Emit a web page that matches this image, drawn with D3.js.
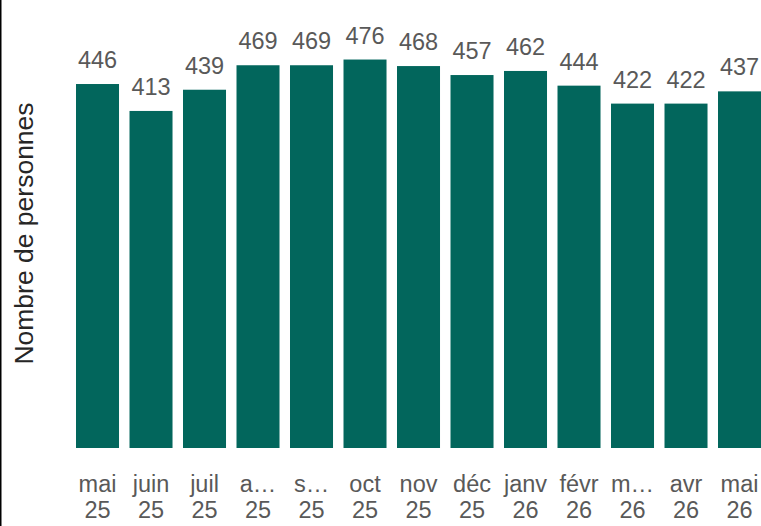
<!DOCTYPE html>
<html><head><meta charset="utf-8">
<script src="https://cdn.jsdelivr.net/npm/d3@7"></script>
<style>html,body{margin:0;padding:0;background:#fff;overflow:hidden}</style>
</head><body>
<svg id="c" width="761" height="526"></svg>
<script>
const months = ["mai","juin","juil","a…","s…","oct","nov","déc","janv","févr","m…","avr","mai"];
const years = ["25","25","25","25","25","25","25","25","26","26","26","26","26"];
const values = [446,413,439,469,469,476,468,457,462,444,422,422,437];
const yTitle = "Nombre de personnes";

const svg = d3.select("#c");
const ids = months.map((m,i)=>i);
const x = d3.scaleBand().domain(ids).range([70.76, 766.26]).paddingInner(0.196).paddingOuter(0.098);
const y = d3.scaleLinear().domain([0, 476]).range([448, 448 - 476*0.8161]);

svg.append("rect").attr("x",0).attr("y",0).attr("width",1.5).attr("height",526).attr("fill","#000");

svg.selectAll("rect.bar").data(values).join("rect").attr("class","bar")
  .attr("x",(d,i)=>x(i)).attr("width",x.bandwidth())
  .attr("y",d=>y(d)).attr("height",d=>y(0)-y(d)).attr("fill","#02665C");

svg.selectAll("text.val").data(values).join("text").attr("class","val")
  .attr("x",(d,i)=>x(i)+x.bandwidth()/2).attr("y",d=>y(d)-16)
  .attr("text-anchor","middle").attr("font-family","Liberation Sans, Arial, sans-serif")
  .attr("font-size",23.5).attr("fill","#595959").text(d=>d);

const tl = svg.selectAll("text.tick").data(ids).join("text").attr("class","tick")
  .attr("text-anchor","middle").attr("font-family","Liberation Sans, Arial, sans-serif")
  .attr("font-size",23.5).attr("fill","#595959");
tl.append("tspan").attr("x",i=>x(i)+x.bandwidth()/2).attr("y",492).text(i=>months[i]);
tl.append("tspan").attr("x",i=>x(i)+x.bandwidth()/2).attr("y",518).text(i=>years[i]);

svg.append("text").attr("transform","translate(33,233.5) rotate(-90)")
  .attr("text-anchor","middle").attr("font-family","Liberation Sans, Arial, sans-serif")
  .attr("font-size",26.5).attr("fill","#262626").text(yTitle);
</script>
</body></html>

-------------------------

Stated exercise: Transcribe the full listing above exactly as it stands, minus the pictures.

Result:
Emit a web page that matches this image, drawn with D3.js.
<!DOCTYPE html>
<html><head><meta charset="utf-8">
<script src="https://cdn.jsdelivr.net/npm/d3@7"></script>
<style>html,body{margin:0;padding:0;background:#fff;overflow:hidden}</style>
</head><body>
<svg id="c" width="761" height="526"></svg>
<script>
const months = ["mai","juin","juil","a…","s…","oct","nov","déc","janv","févr","m…","avr","mai"];
const years = ["25","25","25","25","25","25","25","25","26","26","26","26","26"];
const values = [446,413,439,469,469,476,468,457,462,444,422,422,437];
const yTitle = "Nombre de personnes";

const svg = d3.select("#c");
const ids = months.map((m,i)=>i);
const x = d3.scaleBand().domain(ids).range([70.76, 766.26]).paddingInner(0.196).paddingOuter(0.098);
const y = d3.scaleLinear().domain([0, 476]).range([448, 448 - 476*0.8161]);

svg.append("rect").attr("x",0).attr("y",0).attr("width",1.5).attr("height",526).attr("fill","#000");

svg.selectAll("rect.bar").data(values).join("rect").attr("class","bar")
  .attr("x",(d,i)=>x(i)).attr("width",x.bandwidth())
  .attr("y",d=>y(d)).attr("height",d=>y(0)-y(d)).attr("fill","#02665C");

svg.selectAll("text.val").data(values).join("text").attr("class","val")
  .attr("x",(d,i)=>x(i)+x.bandwidth()/2).attr("y",d=>y(d)-16)
  .attr("text-anchor","middle").attr("font-family","Liberation Sans, Arial, sans-serif")
  .attr("font-size",23.5).attr("fill","#595959").text(d=>d);

const tl = svg.selectAll("text.tick").data(ids).join("text").attr("class","tick")
  .attr("text-anchor","middle").attr("font-family","Liberation Sans, Arial, sans-serif")
  .attr("font-size",23.5).attr("fill","#595959");
tl.append("tspan").attr("x",i=>x(i)+x.bandwidth()/2).attr("y",492).text(i=>months[i]);
tl.append("tspan").attr("x",i=>x(i)+x.bandwidth()/2).attr("y",518).text(i=>years[i]);

svg.append("text").attr("transform","translate(33,233.5) rotate(-90)")
  .attr("text-anchor","middle").attr("font-family","Liberation Sans, Arial, sans-serif")
  .attr("font-size",26.5).attr("fill","#262626").text(yTitle);
</script>
</body></html>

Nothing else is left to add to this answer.